BRITISH Airways owner International Airlines Group (IAG) revealed yesterday that its carriers had enjoyed their best quarter since the financial crash.
Operating profit at BA soared a third to €332 million (£263m) in the second quarter while IAG’s Spanish flag-carrier Iberia made Q2 earnings of €16m – a rebound from a €35m loss in the same period of 2013.
Willie Walsh, IAG’s chief executive, said the growth came despite a dilution in revenues from a World Cup effect that saw many South American football fans decide not to travel during the tournament.
IAG, which also operates Spanish low-cost carrier Vueling, lifted group second-quarter profit 55 per cent to €380m. The first quarter of this year saw a loss of €150m.

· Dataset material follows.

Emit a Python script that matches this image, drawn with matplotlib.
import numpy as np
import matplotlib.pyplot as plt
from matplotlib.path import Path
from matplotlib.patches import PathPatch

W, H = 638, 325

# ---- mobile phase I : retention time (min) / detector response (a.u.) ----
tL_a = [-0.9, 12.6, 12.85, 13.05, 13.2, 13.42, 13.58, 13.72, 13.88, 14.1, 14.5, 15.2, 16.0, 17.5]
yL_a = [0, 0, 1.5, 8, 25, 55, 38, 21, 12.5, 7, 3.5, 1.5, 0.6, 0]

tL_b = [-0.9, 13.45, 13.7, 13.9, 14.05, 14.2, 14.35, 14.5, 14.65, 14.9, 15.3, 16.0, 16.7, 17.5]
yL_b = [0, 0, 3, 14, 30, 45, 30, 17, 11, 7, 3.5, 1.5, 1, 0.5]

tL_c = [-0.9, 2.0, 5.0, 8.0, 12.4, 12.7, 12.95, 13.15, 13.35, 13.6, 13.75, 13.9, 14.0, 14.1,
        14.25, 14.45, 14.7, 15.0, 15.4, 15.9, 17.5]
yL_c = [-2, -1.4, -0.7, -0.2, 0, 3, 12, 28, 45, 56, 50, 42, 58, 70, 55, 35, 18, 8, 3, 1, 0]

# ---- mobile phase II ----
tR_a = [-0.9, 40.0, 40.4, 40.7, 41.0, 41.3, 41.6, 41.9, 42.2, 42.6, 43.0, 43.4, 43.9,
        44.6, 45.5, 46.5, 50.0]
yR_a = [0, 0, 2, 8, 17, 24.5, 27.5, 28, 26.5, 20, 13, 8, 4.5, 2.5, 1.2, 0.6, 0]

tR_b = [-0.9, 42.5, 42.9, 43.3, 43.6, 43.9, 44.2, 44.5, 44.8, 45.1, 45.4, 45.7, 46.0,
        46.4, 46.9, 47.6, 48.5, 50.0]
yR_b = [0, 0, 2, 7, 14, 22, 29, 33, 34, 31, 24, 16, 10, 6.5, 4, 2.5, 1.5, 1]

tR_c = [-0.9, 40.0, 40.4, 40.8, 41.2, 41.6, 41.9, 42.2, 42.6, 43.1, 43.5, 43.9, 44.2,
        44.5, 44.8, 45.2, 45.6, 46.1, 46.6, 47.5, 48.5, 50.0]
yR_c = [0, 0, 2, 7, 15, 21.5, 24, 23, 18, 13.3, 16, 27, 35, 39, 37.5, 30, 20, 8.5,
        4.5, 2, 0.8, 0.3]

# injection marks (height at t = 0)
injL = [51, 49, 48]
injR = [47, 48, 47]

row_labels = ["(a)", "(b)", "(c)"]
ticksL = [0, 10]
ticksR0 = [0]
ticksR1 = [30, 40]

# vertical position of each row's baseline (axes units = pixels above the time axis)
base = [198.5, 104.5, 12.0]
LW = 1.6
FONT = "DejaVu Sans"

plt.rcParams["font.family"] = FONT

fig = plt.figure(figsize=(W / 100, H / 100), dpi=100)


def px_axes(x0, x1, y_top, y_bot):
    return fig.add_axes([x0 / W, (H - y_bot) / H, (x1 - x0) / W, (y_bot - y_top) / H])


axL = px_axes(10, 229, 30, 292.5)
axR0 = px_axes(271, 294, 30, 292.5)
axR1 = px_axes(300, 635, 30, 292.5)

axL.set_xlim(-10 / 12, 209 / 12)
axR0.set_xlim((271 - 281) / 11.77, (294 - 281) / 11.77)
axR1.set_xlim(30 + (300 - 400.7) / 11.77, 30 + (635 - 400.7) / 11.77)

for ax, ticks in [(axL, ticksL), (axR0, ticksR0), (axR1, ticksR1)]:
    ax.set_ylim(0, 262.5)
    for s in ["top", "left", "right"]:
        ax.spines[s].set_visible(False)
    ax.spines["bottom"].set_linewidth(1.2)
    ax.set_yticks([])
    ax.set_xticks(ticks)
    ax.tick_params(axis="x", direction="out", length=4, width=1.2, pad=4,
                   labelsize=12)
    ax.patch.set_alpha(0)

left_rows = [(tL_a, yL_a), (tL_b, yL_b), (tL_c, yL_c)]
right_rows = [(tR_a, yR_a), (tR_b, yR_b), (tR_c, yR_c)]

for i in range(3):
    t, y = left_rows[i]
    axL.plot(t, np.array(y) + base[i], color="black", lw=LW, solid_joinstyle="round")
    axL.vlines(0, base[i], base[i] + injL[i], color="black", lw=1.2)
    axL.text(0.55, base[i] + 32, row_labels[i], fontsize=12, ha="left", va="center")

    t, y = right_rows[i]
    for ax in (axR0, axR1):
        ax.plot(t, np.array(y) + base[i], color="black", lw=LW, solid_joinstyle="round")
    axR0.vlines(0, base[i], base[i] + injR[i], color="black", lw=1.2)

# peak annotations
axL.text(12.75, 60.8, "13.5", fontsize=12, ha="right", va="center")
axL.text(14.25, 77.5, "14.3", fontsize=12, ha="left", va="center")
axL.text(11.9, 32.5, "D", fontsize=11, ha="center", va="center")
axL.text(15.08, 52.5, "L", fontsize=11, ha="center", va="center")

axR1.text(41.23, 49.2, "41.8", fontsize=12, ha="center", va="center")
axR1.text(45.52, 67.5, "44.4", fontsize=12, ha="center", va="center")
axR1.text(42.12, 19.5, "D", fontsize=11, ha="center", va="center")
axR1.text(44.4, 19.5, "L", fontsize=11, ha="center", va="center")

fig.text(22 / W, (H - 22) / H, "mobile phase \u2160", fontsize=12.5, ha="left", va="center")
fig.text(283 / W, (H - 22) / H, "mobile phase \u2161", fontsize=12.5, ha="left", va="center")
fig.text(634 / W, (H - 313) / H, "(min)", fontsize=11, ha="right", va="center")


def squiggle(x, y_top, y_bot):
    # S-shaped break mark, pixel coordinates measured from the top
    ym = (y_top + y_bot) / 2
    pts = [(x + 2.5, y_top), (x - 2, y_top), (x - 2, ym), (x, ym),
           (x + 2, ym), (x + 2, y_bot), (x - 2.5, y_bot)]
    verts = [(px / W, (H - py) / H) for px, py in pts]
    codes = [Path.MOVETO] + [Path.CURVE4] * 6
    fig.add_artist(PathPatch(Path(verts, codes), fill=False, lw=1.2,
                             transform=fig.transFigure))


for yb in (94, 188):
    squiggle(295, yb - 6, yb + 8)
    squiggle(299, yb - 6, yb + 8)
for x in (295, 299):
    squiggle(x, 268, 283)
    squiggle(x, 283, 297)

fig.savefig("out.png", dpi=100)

Half-year operating profits came in at €230m – reversing a €33m loss in the same period last year.
However, IAG said a key measure of how full its aeroplanes are had weakened as it announced that it would shave 3 per cent off planned capacity this winter, mainly due to slower than expected growth on transatlantic routes.
Walsh said all of IAG’s airlines had their best Q2 operating profit since 2007, which he said showed “solid progress”.
However, he added: “Our disciplined approach to capacity continues and we will make reductions where it makes sense as we go through the year.” Despite this, investment also continues, with Iberia adding 16 new Airbus aircraft to its long-haul fleet.
IAG said it expected to improve full-year operating profit by at least €500m above the €770m profit last year. It contrasts with recent profit warnings from rival airlines Lufthansa and Air France-KLM.
The company said passenger revenue for the half-year rose 9 per cent to £8.18 billion while capacity grew 11.3 per cent.
But its aeroplanes were less full, with “seat factor” down 0.6 per cent to 78.9 per cent. Last week the company signed an agreement that could see a further 1,427 job cuts. Walsh said this could help boost profits over the next few years.